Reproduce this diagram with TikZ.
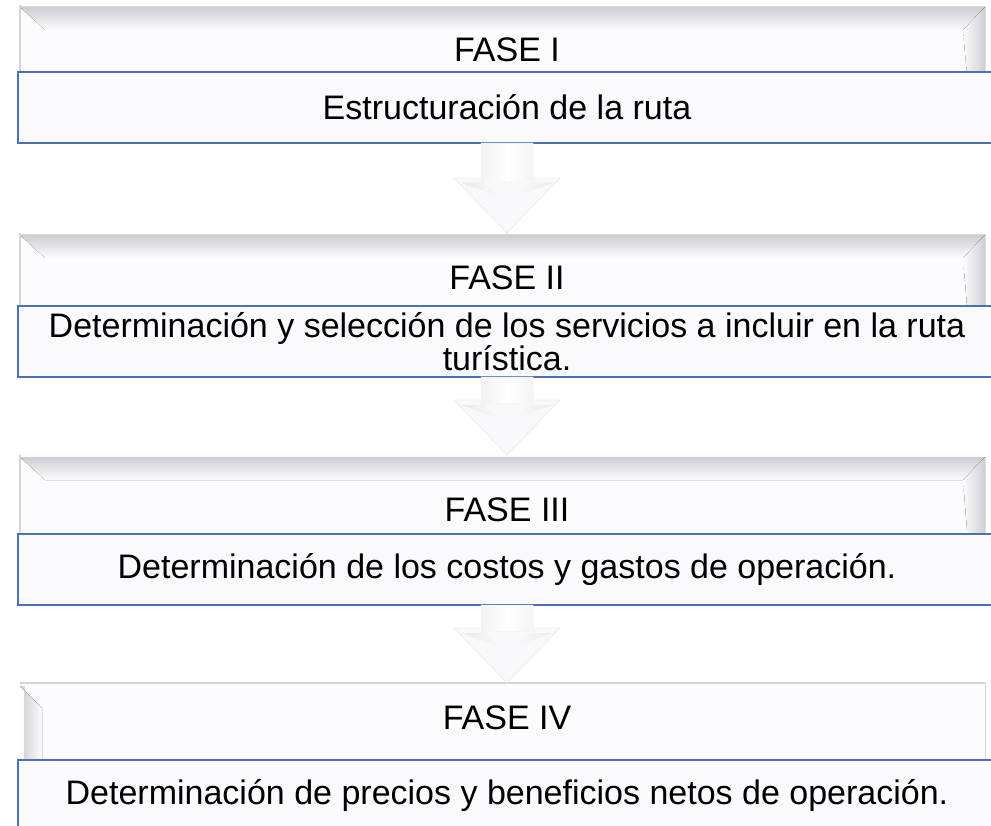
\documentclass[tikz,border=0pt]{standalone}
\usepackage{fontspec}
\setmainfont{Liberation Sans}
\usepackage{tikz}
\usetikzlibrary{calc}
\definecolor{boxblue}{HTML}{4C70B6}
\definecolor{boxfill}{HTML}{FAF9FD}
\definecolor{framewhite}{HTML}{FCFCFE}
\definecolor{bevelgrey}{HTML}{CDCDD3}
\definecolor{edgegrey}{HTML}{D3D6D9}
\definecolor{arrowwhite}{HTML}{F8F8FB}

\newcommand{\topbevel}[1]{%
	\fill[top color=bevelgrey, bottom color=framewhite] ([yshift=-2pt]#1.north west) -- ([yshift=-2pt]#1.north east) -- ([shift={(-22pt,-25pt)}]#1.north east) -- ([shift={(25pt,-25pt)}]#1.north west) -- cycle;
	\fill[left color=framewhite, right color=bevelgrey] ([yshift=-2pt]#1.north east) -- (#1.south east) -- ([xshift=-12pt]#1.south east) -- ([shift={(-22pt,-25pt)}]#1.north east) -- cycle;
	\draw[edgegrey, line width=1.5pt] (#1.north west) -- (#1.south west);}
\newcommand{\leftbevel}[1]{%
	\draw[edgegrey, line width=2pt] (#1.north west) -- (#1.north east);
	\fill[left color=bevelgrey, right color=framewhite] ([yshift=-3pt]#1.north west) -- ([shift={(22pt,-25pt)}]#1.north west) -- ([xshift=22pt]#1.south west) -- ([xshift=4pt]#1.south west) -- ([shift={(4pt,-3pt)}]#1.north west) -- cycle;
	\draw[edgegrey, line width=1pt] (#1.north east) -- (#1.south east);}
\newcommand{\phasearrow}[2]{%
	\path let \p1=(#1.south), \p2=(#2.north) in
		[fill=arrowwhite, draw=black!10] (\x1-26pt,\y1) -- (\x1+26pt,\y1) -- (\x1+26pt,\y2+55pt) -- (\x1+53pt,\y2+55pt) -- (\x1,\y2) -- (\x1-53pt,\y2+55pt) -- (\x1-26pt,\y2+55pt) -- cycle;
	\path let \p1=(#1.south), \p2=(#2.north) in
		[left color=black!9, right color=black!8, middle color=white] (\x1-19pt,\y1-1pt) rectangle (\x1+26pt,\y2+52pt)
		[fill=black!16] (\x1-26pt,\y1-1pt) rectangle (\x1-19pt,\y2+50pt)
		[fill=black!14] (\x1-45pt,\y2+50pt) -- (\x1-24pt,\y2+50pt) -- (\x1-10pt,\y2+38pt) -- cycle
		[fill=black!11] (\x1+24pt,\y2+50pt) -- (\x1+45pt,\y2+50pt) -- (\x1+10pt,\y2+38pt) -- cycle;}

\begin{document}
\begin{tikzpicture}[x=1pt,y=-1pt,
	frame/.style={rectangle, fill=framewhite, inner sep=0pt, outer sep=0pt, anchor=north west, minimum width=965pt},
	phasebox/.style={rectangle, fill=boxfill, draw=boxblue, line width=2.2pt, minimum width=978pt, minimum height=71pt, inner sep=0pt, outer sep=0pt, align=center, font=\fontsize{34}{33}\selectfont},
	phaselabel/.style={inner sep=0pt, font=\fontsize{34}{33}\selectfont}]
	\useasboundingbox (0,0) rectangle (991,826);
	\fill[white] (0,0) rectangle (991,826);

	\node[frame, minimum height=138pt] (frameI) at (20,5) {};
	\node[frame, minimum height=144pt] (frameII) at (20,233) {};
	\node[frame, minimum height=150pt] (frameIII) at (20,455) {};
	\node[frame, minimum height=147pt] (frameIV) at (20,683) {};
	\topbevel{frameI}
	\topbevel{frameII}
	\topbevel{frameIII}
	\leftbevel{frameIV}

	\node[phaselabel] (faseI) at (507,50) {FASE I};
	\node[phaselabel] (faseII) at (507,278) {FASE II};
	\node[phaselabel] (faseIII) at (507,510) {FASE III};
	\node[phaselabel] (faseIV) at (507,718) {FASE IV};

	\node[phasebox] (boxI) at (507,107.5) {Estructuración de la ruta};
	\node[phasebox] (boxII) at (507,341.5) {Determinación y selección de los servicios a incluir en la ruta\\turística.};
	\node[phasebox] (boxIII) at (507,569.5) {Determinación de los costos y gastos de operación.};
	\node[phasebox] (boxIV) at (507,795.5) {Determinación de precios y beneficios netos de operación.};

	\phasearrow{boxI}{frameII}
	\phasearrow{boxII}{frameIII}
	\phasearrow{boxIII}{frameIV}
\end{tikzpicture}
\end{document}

### What to work on
In your copy, leave out the pictures and reproduce the material above exactly.

### Worked answer
Reproduce this diagram with TikZ.
\documentclass[tikz,border=0pt]{standalone}
\usepackage{fontspec}
\setmainfont{Liberation Sans}
\usepackage{tikz}
\usetikzlibrary{calc}
\definecolor{boxblue}{HTML}{4C70B6}
\definecolor{boxfill}{HTML}{FAF9FD}
\definecolor{framewhite}{HTML}{FCFCFE}
\definecolor{bevelgrey}{HTML}{CDCDD3}
\definecolor{edgegrey}{HTML}{D3D6D9}
\definecolor{arrowwhite}{HTML}{F8F8FB}

\newcommand{\topbevel}[1]{%
	\fill[top color=bevelgrey, bottom color=framewhite] ([yshift=-2pt]#1.north west) -- ([yshift=-2pt]#1.north east) -- ([shift={(-22pt,-25pt)}]#1.north east) -- ([shift={(25pt,-25pt)}]#1.north west) -- cycle;
	\fill[left color=framewhite, right color=bevelgrey] ([yshift=-2pt]#1.north east) -- (#1.south east) -- ([xshift=-12pt]#1.south east) -- ([shift={(-22pt,-25pt)}]#1.north east) -- cycle;
	\draw[edgegrey, line width=1.5pt] (#1.north west) -- (#1.south west);}
\newcommand{\leftbevel}[1]{%
	\draw[edgegrey, line width=2pt] (#1.north west) -- (#1.north east);
	\fill[left color=bevelgrey, right color=framewhite] ([yshift=-3pt]#1.north west) -- ([shift={(22pt,-25pt)}]#1.north west) -- ([xshift=22pt]#1.south west) -- ([xshift=4pt]#1.south west) -- ([shift={(4pt,-3pt)}]#1.north west) -- cycle;
	\draw[edgegrey, line width=1pt] (#1.north east) -- (#1.south east);}
\newcommand{\phasearrow}[2]{%
	\path let \p1=(#1.south), \p2=(#2.north) in
		[fill=arrowwhite, draw=black!10] (\x1-26pt,\y1) -- (\x1+26pt,\y1) -- (\x1+26pt,\y2+55pt) -- (\x1+53pt,\y2+55pt) -- (\x1,\y2) -- (\x1-53pt,\y2+55pt) -- (\x1-26pt,\y2+55pt) -- cycle;
	\path let \p1=(#1.south), \p2=(#2.north) in
		[left color=black!9, right color=black!8, middle color=white] (\x1-19pt,\y1-1pt) rectangle (\x1+26pt,\y2+52pt)
		[fill=black!16] (\x1-26pt,\y1-1pt) rectangle (\x1-19pt,\y2+50pt)
		[fill=black!14] (\x1-45pt,\y2+50pt) -- (\x1-24pt,\y2+50pt) -- (\x1-10pt,\y2+38pt) -- cycle
		[fill=black!11] (\x1+24pt,\y2+50pt) -- (\x1+45pt,\y2+50pt) -- (\x1+10pt,\y2+38pt) -- cycle;}

\begin{document}
\begin{tikzpicture}[x=1pt,y=-1pt,
	frame/.style={rectangle, fill=framewhite, inner sep=0pt, outer sep=0pt, anchor=north west, minimum width=965pt},
	phasebox/.style={rectangle, fill=boxfill, draw=boxblue, line width=2.2pt, minimum width=978pt, minimum height=71pt, inner sep=0pt, outer sep=0pt, align=center, font=\fontsize{34}{33}\selectfont},
	phaselabel/.style={inner sep=0pt, font=\fontsize{34}{33}\selectfont}]
	\useasboundingbox (0,0) rectangle (991,826);
	\fill[white] (0,0) rectangle (991,826);

	\node[frame, minimum height=138pt] (frameI) at (20,5) {};
	\node[frame, minimum height=144pt] (frameII) at (20,233) {};
	\node[frame, minimum height=150pt] (frameIII) at (20,455) {};
	\node[frame, minimum height=147pt] (frameIV) at (20,683) {};
	\topbevel{frameI}
	\topbevel{frameII}
	\topbevel{frameIII}
	\leftbevel{frameIV}

	\node[phaselabel] (faseI) at (507,50) {FASE I};
	\node[phaselabel] (faseII) at (507,278) {FASE II};
	\node[phaselabel] (faseIII) at (507,510) {FASE III};
	\node[phaselabel] (faseIV) at (507,718) {FASE IV};

	\node[phasebox] (boxI) at (507,107.5) {Estructuración de la ruta};
	\node[phasebox] (boxII) at (507,341.5) {Determinación y selección de los servicios a incluir en la ruta\\turística.};
	\node[phasebox] (boxIII) at (507,569.5) {Determinación de los costos y gastos de operación.};
	\node[phasebox] (boxIV) at (507,795.5) {Determinación de precios y beneficios netos de operación.};

	\phasearrow{boxI}{frameII}
	\phasearrow{boxII}{frameIII}
	\phasearrow{boxIII}{frameIV}
\end{tikzpicture}
\end{document}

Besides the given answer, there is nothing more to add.